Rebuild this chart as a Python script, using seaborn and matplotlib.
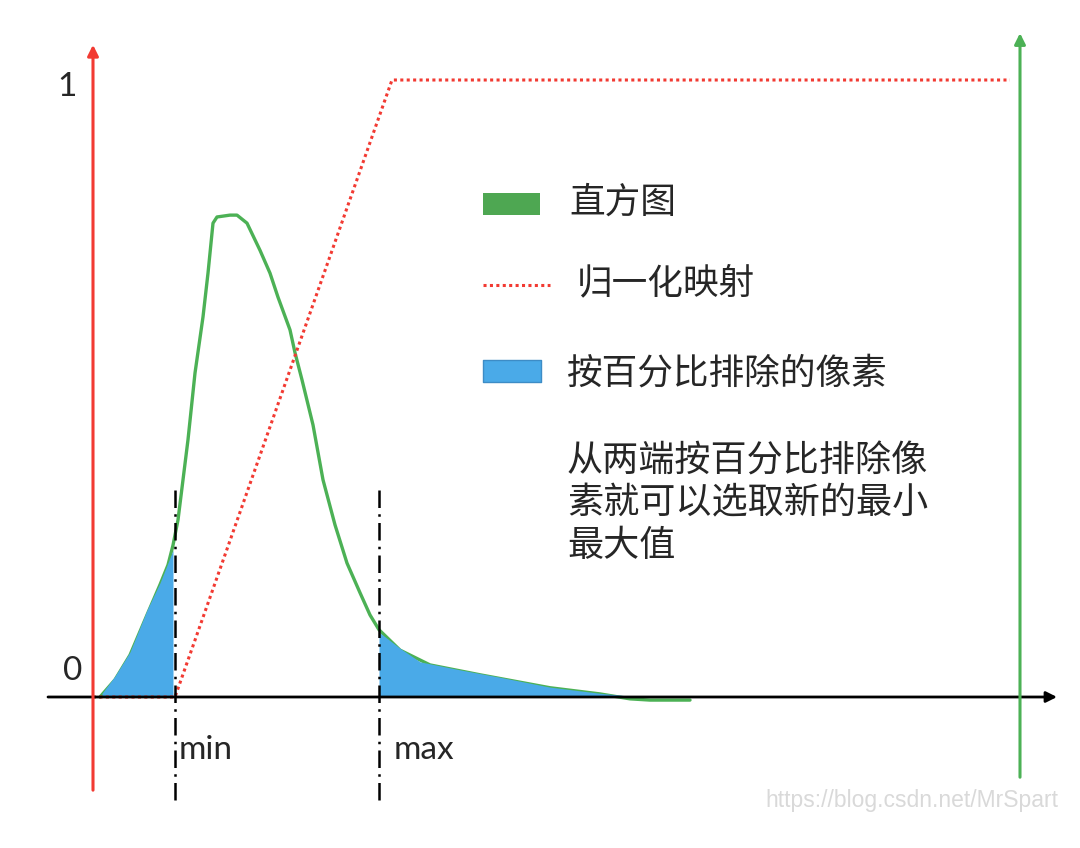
++++
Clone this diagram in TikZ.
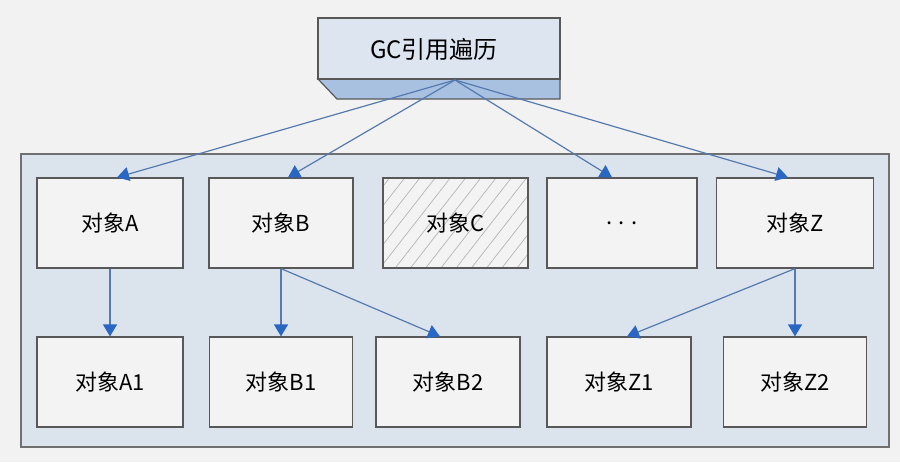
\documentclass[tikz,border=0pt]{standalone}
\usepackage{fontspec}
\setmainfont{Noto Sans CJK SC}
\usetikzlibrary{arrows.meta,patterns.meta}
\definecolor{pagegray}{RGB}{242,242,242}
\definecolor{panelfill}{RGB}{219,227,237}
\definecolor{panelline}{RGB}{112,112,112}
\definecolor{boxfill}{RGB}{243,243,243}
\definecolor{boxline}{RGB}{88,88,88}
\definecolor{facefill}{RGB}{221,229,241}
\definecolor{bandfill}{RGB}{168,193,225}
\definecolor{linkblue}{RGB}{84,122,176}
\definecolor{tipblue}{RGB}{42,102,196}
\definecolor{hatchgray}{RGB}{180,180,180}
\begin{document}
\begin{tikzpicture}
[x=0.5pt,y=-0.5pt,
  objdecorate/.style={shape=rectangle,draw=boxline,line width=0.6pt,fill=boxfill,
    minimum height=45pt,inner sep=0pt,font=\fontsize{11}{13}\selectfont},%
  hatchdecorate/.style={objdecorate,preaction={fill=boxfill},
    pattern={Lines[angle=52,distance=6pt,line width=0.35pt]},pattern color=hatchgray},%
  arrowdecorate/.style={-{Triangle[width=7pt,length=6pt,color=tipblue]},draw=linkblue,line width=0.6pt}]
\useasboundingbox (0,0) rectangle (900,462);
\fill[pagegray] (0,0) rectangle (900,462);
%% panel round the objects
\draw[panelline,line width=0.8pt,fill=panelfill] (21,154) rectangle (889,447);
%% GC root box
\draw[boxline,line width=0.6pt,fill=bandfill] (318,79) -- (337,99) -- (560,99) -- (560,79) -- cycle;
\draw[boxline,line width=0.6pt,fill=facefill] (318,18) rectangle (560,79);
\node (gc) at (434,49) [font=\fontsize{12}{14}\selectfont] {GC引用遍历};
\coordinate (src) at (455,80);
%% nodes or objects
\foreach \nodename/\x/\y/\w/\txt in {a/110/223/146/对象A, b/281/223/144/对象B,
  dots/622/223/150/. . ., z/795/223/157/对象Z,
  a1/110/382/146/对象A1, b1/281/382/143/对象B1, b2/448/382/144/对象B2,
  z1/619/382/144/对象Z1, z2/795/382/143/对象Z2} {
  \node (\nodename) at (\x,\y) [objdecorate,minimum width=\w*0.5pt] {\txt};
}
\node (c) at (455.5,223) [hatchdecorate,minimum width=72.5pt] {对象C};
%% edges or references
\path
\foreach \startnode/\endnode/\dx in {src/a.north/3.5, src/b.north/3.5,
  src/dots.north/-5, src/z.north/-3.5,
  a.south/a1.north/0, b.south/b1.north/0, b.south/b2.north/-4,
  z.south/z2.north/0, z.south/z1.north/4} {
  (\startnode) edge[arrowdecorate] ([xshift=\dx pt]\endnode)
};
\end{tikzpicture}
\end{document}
++++
• _Exercise requirements_: Copy out all lines from the material above that contain the string "this".

• _Worked solution_:
Rebuild this chart as a Python script, using seaborn and matplotlib.
Clone this diagram in TikZ.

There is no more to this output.